*Exercise prompt:*
Reproduce the listing below word for word, with no pictures.

*Information shown:*
++++++++

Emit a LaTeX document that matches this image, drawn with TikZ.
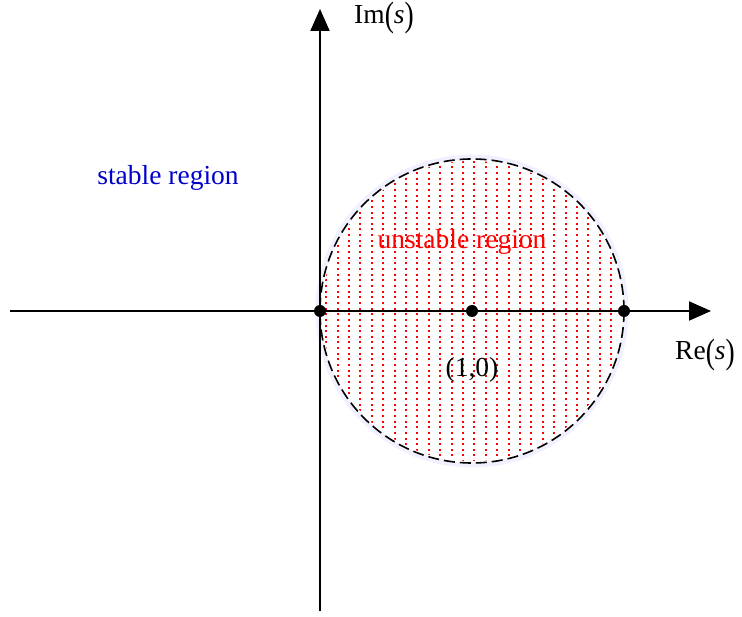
\documentclass[tikz,border=0pt]{standalone}
\usepackage{fontspec}
\setmainfont{Liberation Serif}
\usepackage{graphicx}
\usepackage{tikz}
\usetikzlibrary{arrows.meta}

% tall parentheses round the argument
\newcommand{\tallpar}[1]{\raisebox{-0.12em}{\scalebox{1}[1.28]{(}}#1\raisebox{-0.12em}{\scalebox{1}[1.28]{)}}}

\begin{document}
\begin{tikzpicture}[
    x=1pt, y=-1pt,
    axis/.style={
        line width=2pt,
        -{Triangle[length=22pt,width=19pt]}
    },
    label/.style={
        font=\fontsize{27.5}{30}\selectfont,
        inner sep=0pt,
        anchor=base
    },
    point/.style={
        circle,
        fill=black,
        inner sep=0pt,
        minimum size=12pt
    },
    reddot/.style={
        fill=red
    }
]
    \useasboundingbox (0,0) rectangle (742,617);

    % --- UNSTABLE REGION (dotted disc) ---
    \begin{scope}
        \clip (472,311) circle (150);
        \foreach \i in {-4,...,23} {
            \foreach \j in {-5,...,50} {
                \fill[reddot] ({360.3+11.4*\i-1},{184.3+5.65*\j-1}) rectangle ++(2,2);
            }
        }
    \end{scope}

    % --- CIRCLE ---
    \draw [blue!6, line width=5pt] (472,311) circle (154);
    \draw [black, line width=1.6pt, dash pattern=on 11pt off 5pt] (472,311) circle (152);

    % --- AXES ---
    \coordinate (xstart) at (10,311);
    \coordinate (xend) at (711,311);
    \coordinate (ystart) at (320,611);
    \coordinate (yend) at (320,9);
    \draw [axis] (xstart) -- (xend);
    \draw [axis] (ystart) -- (yend);

    % --- POINTS ---
    \node [point] (origin) at (320,311) {};
    \node [point] (center) at (472,311) {};
    \node [point] (rightpt) at (624,311) {};

    % --- LABELS ---
    \node [label] (imlabel) at (384,23.5) {Im\tallpar{\textit{s}}};
    \node [label] (relabel) at (705,360) {Re\tallpar{\textit{s}}};
    \node [label, text=blue!80!black] (stable) at (168,185) {stable region};
    \node [label, text=red] (unstable) at (462,249) {unstable region};
    \node [label] (onezero) at (472,376.5) {(1,0)};

\end{tikzpicture}
\end{document}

++++++++

*Written response:*
Emit a LaTeX document that matches this image, drawn with TikZ.
\documentclass[tikz,border=0pt]{standalone}
\usepackage{fontspec}
\setmainfont{Liberation Serif}
\usepackage{graphicx}
\usepackage{tikz}
\usetikzlibrary{arrows.meta}

% tall parentheses round the argument
\newcommand{\tallpar}[1]{\raisebox{-0.12em}{\scalebox{1}[1.28]{(}}#1\raisebox{-0.12em}{\scalebox{1}[1.28]{)}}}

\begin{document}
\begin{tikzpicture}[
    x=1pt, y=-1pt,
    axis/.style={
        line width=2pt,
        -{Triangle[length=22pt,width=19pt]}
    },
    label/.style={
        font=\fontsize{27.5}{30}\selectfont,
        inner sep=0pt,
        anchor=base
    },
    point/.style={
        circle,
        fill=black,
        inner sep=0pt,
        minimum size=12pt
    },
    reddot/.style={
        fill=red
    }
]
    \useasboundingbox (0,0) rectangle (742,617);

    % --- UNSTABLE REGION (dotted disc) ---
    \begin{scope}
        \clip (472,311) circle (150);
        \foreach \i in {-4,...,23} {
            \foreach \j in {-5,...,50} {
                \fill[reddot] ({360.3+11.4*\i-1},{184.3+5.65*\j-1}) rectangle ++(2,2);
            }
        }
    \end{scope}

    % --- CIRCLE ---
    \draw [blue!6, line width=5pt] (472,311) circle (154);
    \draw [black, line width=1.6pt, dash pattern=on 11pt off 5pt] (472,311) circle (152);

    % --- AXES ---
    \coordinate (xstart) at (10,311);
    \coordinate (xend) at (711,311);
    \coordinate (ystart) at (320,611);
    \coordinate (yend) at (320,9);
    \draw [axis] (xstart) -- (xend);
    \draw [axis] (ystart) -- (yend);

    % --- POINTS ---
    \node [point] (origin) at (320,311) {};
    \node [point] (center) at (472,311) {};
    \node [point] (rightpt) at (624,311) {};

    % --- LABELS ---
    \node [label] (imlabel) at (384,23.5) {Im\tallpar{\textit{s}}};
    \node [label] (relabel) at (705,360) {Re\tallpar{\textit{s}}};
    \node [label, text=blue!80!black] (stable) at (168,185) {stable region};
    \node [label, text=red] (unstable) at (462,249) {unstable region};
    \node [label] (onezero) at (472,376.5) {(1,0)};

\end{tikzpicture}
\end{document}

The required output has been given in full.